The CERT Program educates residents about disaster preparedness for hazards that may impact Halifax County and trains participants in basic disaster response skills.
“Even if they do not want to be an active member of the CERT team, we want to train citizens to be prepared in emergency situations such as the tornado at Liberty,” she said.
CERT training is required to become a CERT member. Attendance at all classes is required for a certificate of completion, Martin added.
“Experience has shown that basic training in disaster survival and rescue skills improves the ability of citizens to survive until responders or other assistance arrives,” she said.
The Halifax County Emergency Services Department has become a part of the national network of CERT communities and has developed a program designed to help neighborhoods prepare for and respond after catastrophic disasters such as hurricanes, tornadoes and other major emergencies.
The CERT program educates residents about disaster preparedness for hazards that may impact Halifax County and trains participants in basic disaster response skills.
Using the training learned in the classroom and during exercises, CERT members can assist neighbors or fellow employees following an event when professional responders are not immediately available to help.
CERT members also are encouraged to support emergency response agencies by taking a more active role in emergency preparedness projects in their community.
The course is a combination of classroom sessions and hands-on training in scene assessment, fire safety, emergency medical response, team organizations, disaster medical operations and light search and rescue. The course also provides information on topics including local threats, hazards, county emergency management initiatives, incident command and terrorism, according to the CERT coordinator.
In 1985, the Los Angeles Fire Department developed the Community Emergency Response Team (CERT) concept to arm citizens with vital training and information necessary to survive in the hours after a catastrophic disaster. The importance of citizens preparedness in the absence of emergency responders was never more clear than during the aftermath of Sept. 11, 2001, Martin said.
Once trained, a response team will be able to increase their neighborhood’s disaster readiness, assess damage after a disaster, extinguish small fires, perform light search and rescue operations, perform triage and provide medical services to the injured and organize procurement of supplies.

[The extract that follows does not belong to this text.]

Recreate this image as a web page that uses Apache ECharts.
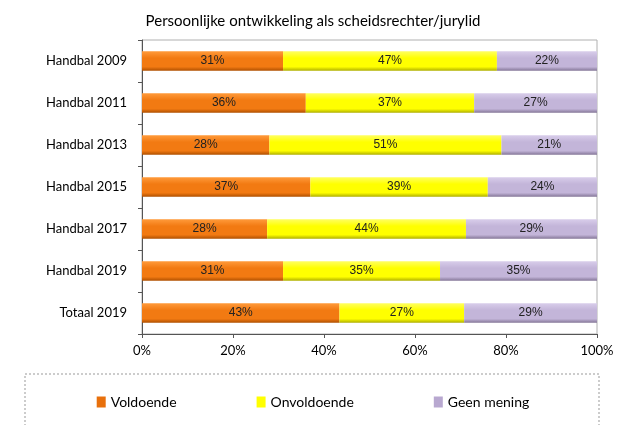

The basic course will include those components necessary to get the team started and become capable of performing basic CERT functions.
Each member must complete four four-hour classes in the following areas to become certified.
w Disaster Preparedness: Instructs team members how to prepare themselves and their neighborhoods for the various hazards that may occur.
w Team Organizations and Disaster Psychology: Addresses organization and management principles necessary for a team to operate successfully. Covers critical incident stress for victims as well as workers.
w Medical Operations: Team members will learn how to conduct triage, establish medical treatment areas and provide basic first aid to victims.
w Damage Assessment: Team members will learn how to rapidly assess damage employing a standardized format used throughout the county.
w Disaster Simulation: A small-scale disaster simulation located in the team’s neighborhood also is a part of the basic program.
w Fire Suppression: Team members will learn how to use extinguishers and other equipment to suppress small fires.
w Light Search and Rescue: Team members will learn light search and rescue planning, techniques and rescuer safety.
As part of continuing education, Martin said refresher classes are held several times a year and are open to all teams based on availability and need.
Other available continuing education courses offered include terrorism awareness, communications, CPR/First Aid, animal/pet sheltering and shelter operations.
Large-scale disaster simulations are held once a year where all teams are invited to participate.
“Anyone who is interested in helping his or her neighborhood prepare for a disaster and provide assistance afterward may join a team,” Martin said.